[BEGIN]

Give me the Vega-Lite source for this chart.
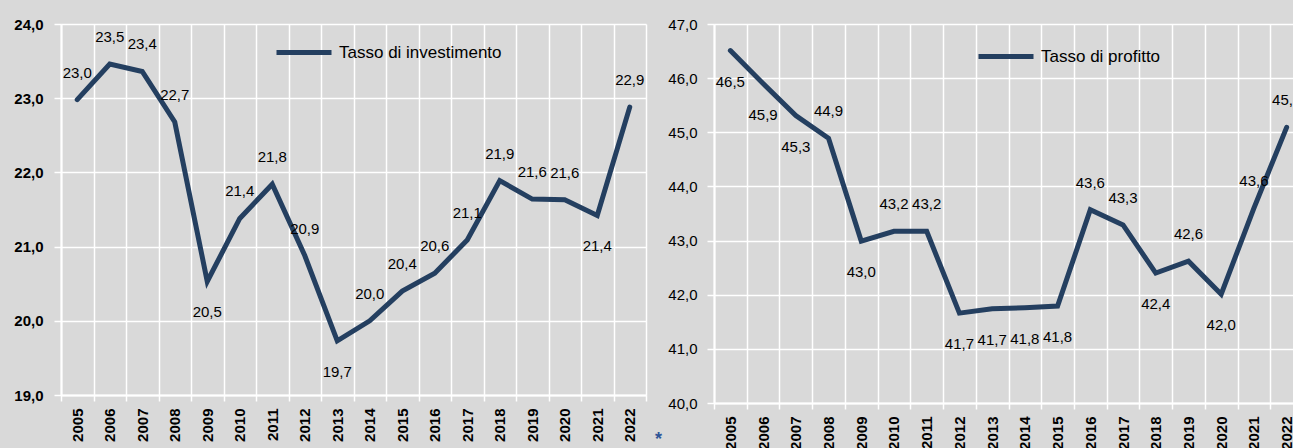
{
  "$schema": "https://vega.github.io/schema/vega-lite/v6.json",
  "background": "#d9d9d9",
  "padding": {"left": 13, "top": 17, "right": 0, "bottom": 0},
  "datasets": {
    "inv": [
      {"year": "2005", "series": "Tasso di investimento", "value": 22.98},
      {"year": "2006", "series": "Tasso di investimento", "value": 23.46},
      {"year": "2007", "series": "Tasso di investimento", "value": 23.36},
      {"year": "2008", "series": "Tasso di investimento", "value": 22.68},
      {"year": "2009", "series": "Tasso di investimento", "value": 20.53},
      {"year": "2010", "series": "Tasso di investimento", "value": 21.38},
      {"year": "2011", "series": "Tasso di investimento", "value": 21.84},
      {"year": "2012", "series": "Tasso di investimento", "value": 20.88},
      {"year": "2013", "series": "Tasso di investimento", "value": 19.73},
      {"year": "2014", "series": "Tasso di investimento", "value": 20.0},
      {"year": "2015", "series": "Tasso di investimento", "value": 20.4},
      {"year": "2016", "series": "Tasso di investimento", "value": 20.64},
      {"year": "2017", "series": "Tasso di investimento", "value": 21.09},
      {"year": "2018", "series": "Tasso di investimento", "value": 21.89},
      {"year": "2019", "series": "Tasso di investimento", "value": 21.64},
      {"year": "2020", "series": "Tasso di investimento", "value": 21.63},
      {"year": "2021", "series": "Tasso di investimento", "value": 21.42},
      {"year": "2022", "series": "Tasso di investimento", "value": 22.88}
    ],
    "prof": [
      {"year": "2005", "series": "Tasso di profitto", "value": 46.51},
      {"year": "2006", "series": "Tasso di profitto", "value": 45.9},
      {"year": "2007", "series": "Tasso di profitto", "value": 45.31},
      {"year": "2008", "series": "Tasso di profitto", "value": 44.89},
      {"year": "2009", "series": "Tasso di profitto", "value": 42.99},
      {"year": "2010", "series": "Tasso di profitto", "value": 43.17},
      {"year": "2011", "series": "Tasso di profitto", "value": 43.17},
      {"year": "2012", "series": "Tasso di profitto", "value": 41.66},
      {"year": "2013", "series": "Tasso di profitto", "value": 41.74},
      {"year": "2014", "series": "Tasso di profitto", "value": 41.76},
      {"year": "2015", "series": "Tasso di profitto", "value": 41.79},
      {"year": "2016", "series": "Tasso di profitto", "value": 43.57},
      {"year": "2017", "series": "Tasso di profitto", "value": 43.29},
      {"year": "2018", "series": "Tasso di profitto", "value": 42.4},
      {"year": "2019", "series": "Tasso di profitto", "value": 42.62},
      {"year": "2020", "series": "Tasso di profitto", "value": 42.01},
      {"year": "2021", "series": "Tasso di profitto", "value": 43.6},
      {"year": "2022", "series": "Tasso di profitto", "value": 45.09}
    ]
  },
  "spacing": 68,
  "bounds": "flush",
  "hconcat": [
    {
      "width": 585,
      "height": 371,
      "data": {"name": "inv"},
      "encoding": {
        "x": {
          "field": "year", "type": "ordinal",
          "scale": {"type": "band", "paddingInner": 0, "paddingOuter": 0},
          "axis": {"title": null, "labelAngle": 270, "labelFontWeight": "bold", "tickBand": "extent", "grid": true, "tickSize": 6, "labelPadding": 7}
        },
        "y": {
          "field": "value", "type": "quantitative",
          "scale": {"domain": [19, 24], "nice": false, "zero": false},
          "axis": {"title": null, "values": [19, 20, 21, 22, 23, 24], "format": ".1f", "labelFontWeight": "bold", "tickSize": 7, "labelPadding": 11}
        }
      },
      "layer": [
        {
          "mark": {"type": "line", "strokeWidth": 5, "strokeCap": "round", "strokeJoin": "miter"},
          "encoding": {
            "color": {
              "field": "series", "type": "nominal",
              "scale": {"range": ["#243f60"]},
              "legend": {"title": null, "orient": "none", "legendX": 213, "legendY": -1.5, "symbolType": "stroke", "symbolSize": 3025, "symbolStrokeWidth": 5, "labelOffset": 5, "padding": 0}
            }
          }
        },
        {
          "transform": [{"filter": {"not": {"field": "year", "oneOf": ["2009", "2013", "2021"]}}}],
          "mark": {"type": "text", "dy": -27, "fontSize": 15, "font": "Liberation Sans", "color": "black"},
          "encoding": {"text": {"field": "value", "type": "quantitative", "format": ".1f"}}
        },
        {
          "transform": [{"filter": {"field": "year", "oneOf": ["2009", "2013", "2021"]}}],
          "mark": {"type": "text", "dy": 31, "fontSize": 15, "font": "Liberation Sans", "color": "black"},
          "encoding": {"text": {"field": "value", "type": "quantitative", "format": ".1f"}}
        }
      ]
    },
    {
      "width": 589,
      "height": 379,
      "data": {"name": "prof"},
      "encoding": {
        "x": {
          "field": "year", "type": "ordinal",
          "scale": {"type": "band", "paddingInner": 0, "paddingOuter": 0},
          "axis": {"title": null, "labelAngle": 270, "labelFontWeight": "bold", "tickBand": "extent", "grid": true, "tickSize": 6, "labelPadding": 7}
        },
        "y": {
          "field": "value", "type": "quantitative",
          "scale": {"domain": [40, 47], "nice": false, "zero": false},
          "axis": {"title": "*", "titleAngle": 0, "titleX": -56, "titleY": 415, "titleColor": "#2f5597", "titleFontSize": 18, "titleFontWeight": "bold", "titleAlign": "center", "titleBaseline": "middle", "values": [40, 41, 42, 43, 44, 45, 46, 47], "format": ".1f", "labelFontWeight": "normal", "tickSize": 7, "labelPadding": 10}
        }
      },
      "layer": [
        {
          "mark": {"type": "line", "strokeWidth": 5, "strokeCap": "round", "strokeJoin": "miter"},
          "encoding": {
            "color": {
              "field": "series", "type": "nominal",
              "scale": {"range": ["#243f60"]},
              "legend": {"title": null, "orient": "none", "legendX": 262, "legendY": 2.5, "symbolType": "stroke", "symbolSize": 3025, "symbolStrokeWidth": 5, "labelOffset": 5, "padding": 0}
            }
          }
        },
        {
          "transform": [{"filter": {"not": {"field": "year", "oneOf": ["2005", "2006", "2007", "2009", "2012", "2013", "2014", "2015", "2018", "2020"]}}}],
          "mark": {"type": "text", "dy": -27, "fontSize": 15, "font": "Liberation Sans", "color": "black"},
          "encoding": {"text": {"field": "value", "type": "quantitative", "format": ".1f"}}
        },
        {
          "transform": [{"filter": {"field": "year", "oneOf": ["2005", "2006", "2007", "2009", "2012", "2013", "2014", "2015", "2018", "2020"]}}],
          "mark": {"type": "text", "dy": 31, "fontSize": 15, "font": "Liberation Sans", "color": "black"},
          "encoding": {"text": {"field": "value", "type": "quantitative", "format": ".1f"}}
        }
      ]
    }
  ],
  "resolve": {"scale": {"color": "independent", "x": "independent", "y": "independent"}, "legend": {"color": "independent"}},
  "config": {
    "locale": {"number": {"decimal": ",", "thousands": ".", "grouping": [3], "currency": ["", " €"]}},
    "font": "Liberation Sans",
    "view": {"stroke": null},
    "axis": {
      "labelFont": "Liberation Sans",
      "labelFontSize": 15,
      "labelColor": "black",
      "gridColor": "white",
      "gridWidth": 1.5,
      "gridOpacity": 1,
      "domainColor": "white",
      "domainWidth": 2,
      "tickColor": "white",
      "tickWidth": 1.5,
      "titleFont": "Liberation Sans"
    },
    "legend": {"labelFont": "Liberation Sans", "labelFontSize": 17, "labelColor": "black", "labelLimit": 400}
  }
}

[END]

▶ _Problem to work on_
Do not copy the pictures, but repeat every line exactly.

▶ _Answer to the exercise_
Give me the Vega-Lite source for this chart.
{
  "$schema": "https://vega.github.io/schema/vega-lite/v6.json",
  "background": "#d9d9d9",
  "padding": {"left": 13, "top": 17, "right": 0, "bottom": 0},
  "datasets": {
    "inv": [
      {"year": "2005", "series": "Tasso di investimento", "value": 22.98},
      {"year": "2006", "series": "Tasso di investimento", "value": 23.46},
      {"year": "2007", "series": "Tasso di investimento", "value": 23.36},
      {"year": "2008", "series": "Tasso di investimento", "value": 22.68},
      {"year": "2009", "series": "Tasso di investimento", "value": 20.53},
      {"year": "2010", "series": "Tasso di investimento", "value": 21.38},
      {"year": "2011", "series": "Tasso di investimento", "value": 21.84},
      {"year": "2012", "series": "Tasso di investimento", "value": 20.88},
      {"year": "2013", "series": "Tasso di investimento", "value": 19.73},
      {"year": "2014", "series": "Tasso di investimento", "value": 20.0},
      {"year": "2015", "series": "Tasso di investimento", "value": 20.4},
      {"year": "2016", "series": "Tasso di investimento", "value": 20.64},
      {"year": "2017", "series": "Tasso di investimento", "value": 21.09},
      {"year": "2018", "series": "Tasso di investimento", "value": 21.89},
      {"year": "2019", "series": "Tasso di investimento", "value": 21.64},
      {"year": "2020", "series": "Tasso di investimento", "value": 21.63},
      {"year": "2021", "series": "Tasso di investimento", "value": 21.42},
      {"year": "2022", "series": "Tasso di investimento", "value": 22.88}
    ],
    "prof": [
      {"year": "2005", "series": "Tasso di profitto", "value": 46.51},
      {"year": "2006", "series": "Tasso di profitto", "value": 45.9},
      {"year": "2007", "series": "Tasso di profitto", "value": 45.31},
      {"year": "2008", "series": "Tasso di profitto", "value": 44.89},
      {"year": "2009", "series": "Tasso di profitto", "value": 42.99},
      {"year": "2010", "series": "Tasso di profitto", "value": 43.17},
      {"year": "2011", "series": "Tasso di profitto", "value": 43.17},
      {"year": "2012", "series": "Tasso di profitto", "value": 41.66},
      {"year": "2013", "series": "Tasso di profitto", "value": 41.74},
      {"year": "2014", "series": "Tasso di profitto", "value": 41.76},
      {"year": "2015", "series": "Tasso di profitto", "value": 41.79},
      {"year": "2016", "series": "Tasso di profitto", "value": 43.57},
      {"year": "2017", "series": "Tasso di profitto", "value": 43.29},
      {"year": "2018", "series": "Tasso di profitto", "value": 42.4},
      {"year": "2019", "series": "Tasso di profitto", "value": 42.62},
      {"year": "2020", "series": "Tasso di profitto", "value": 42.01},
      {"year": "2021", "series": "Tasso di profitto", "value": 43.6},
      {"year": "2022", "series": "Tasso di profitto", "value": 45.09}
    ]
  },
  "spacing": 68,
  "bounds": "flush",
  "hconcat": [
    {
      "width": 585,
      "height": 371,
      "data": {"name": "inv"},
      "encoding": {
        "x": {
          "field": "year", "type": "ordinal",
          "scale": {"type": "band", "paddingInner": 0, "paddingOuter": 0},
          "axis": {"title": null, "labelAngle": 270, "labelFontWeight": "bold", "tickBand": "extent", "grid": true, "tickSize": 6, "labelPadding": 7}
        },
        "y": {
          "field": "value", "type": "quantitative",
          "scale": {"domain": [19, 24], "nice": false, "zero": false},
          "axis": {"title": null, "values": [19, 20, 21, 22, 23, 24], "format": ".1f", "labelFontWeight": "bold", "tickSize": 7, "labelPadding": 11}
        }
      },
      "layer": [
        {
          "mark": {"type": "line", "strokeWidth": 5, "strokeCap": "round", "strokeJoin": "miter"},
          "encoding": {
            "color": {
              "field": "series", "type": "nominal",
              "scale": {"range": ["#243f60"]},
              "legend": {"title": null, "orient": "none", "legendX": 213, "legendY": -1.5, "symbolType": "stroke", "symbolSize": 3025, "symbolStrokeWidth": 5, "labelOffset": 5, "padding": 0}
            }
          }
        },
        {
          "transform": [{"filter": {"not": {"field": "year", "oneOf": ["2009", "2013", "2021"]}}}],
          "mark": {"type": "text", "dy": -27, "fontSize": 15, "font": "Liberation Sans", "color": "black"},
          "encoding": {"text": {"field": "value", "type": "quantitative", "format": ".1f"}}
        },
        {
          "transform": [{"filter": {"field": "year", "oneOf": ["2009", "2013", "2021"]}}],
          "mark": {"type": "text", "dy": 31, "fontSize": 15, "font": "Liberation Sans", "color": "black"},
          "encoding": {"text": {"field": "value", "type": "quantitative", "format": ".1f"}}
        }
      ]
    },
    {
      "width": 589,
      "height": 379,
      "data": {"name": "prof"},
      "encoding": {
        "x": {
          "field": "year", "type": "ordinal",
          "scale": {"type": "band", "paddingInner": 0, "paddingOuter": 0},
          "axis": {"title": null, "labelAngle": 270, "labelFontWeight": "bold", "tickBand": "extent", "grid": true, "tickSize": 6, "labelPadding": 7}
        },
        "y": {
          "field": "value", "type": "quantitative",
          "scale": {"domain": [40, 47], "nice": false, "zero": false},
          "axis": {"title": "*", "titleAngle": 0, "titleX": -56, "titleY": 415, "titleColor": "#2f5597", "titleFontSize": 18, "titleFontWeight": "bold", "titleAlign": "center", "titleBaseline": "middle", "values": [40, 41, 42, 43, 44, 45, 46, 47], "format": ".1f", "labelFontWeight": "normal", "tickSize": 7, "labelPadding": 10}
        }
      },
      "layer": [
        {
          "mark": {"type": "line", "strokeWidth": 5, "strokeCap": "round", "strokeJoin": "miter"},
          "encoding": {
            "color": {
              "field": "series", "type": "nominal",
              "scale": {"range": ["#243f60"]},
              "legend": {"title": null, "orient": "none", "legendX": 262, "legendY": 2.5, "symbolType": "stroke", "symbolSize": 3025, "symbolStrokeWidth": 5, "labelOffset": 5, "padding": 0}
            }
          }
        },
        {
          "transform": [{"filter": {"not": {"field": "year", "oneOf": ["2005", "2006", "2007", "2009", "2012", "2013", "2014", "2015", "2018", "2020"]}}}],
          "mark": {"type": "text", "dy": -27, "fontSize": 15, "font": "Liberation Sans", "color": "black"},
          "encoding": {"text": {"field": "value", "type": "quantitative", "format": ".1f"}}
        },
        {
          "transform": [{"filter": {"field": "year", "oneOf": ["2005", "2006", "2007", "2009", "2012", "2013", "2014", "2015", "2018", "2020"]}}],
          "mark": {"type": "text", "dy": 31, "fontSize": 15, "font": "Liberation Sans", "color": "black"},
          "encoding": {"text": {"field": "value", "type": "quantitative", "format": ".1f"}}
        }
      ]
    }
  ],
  "resolve": {"scale": {"color": "independent", "x": "independent", "y": "independent"}, "legend": {"color": "independent"}},
  "config": {
    "locale": {"number": {"decimal": ",", "thousands": ".", "grouping": [3], "currency": ["", " €"]}},
    "font": "Liberation Sans",
    "view": {"stroke": null},
    "axis": {
      "labelFont": "Liberation Sans",
      "labelFontSize": 15,
      "labelColor": "black",
      "gridColor": "white",
      "gridWidth": 1.5,
      "gridOpacity": 1,
      "domainColor": "white",
      "domainWidth": 2,
      "tickColor": "white",
      "tickWidth": 1.5,
      "titleFont": "Liberation Sans"
    },
    "legend": {"labelFont": "Liberation Sans", "labelFontSize": 17, "labelColor": "black", "labelLimit": 400}
  }
}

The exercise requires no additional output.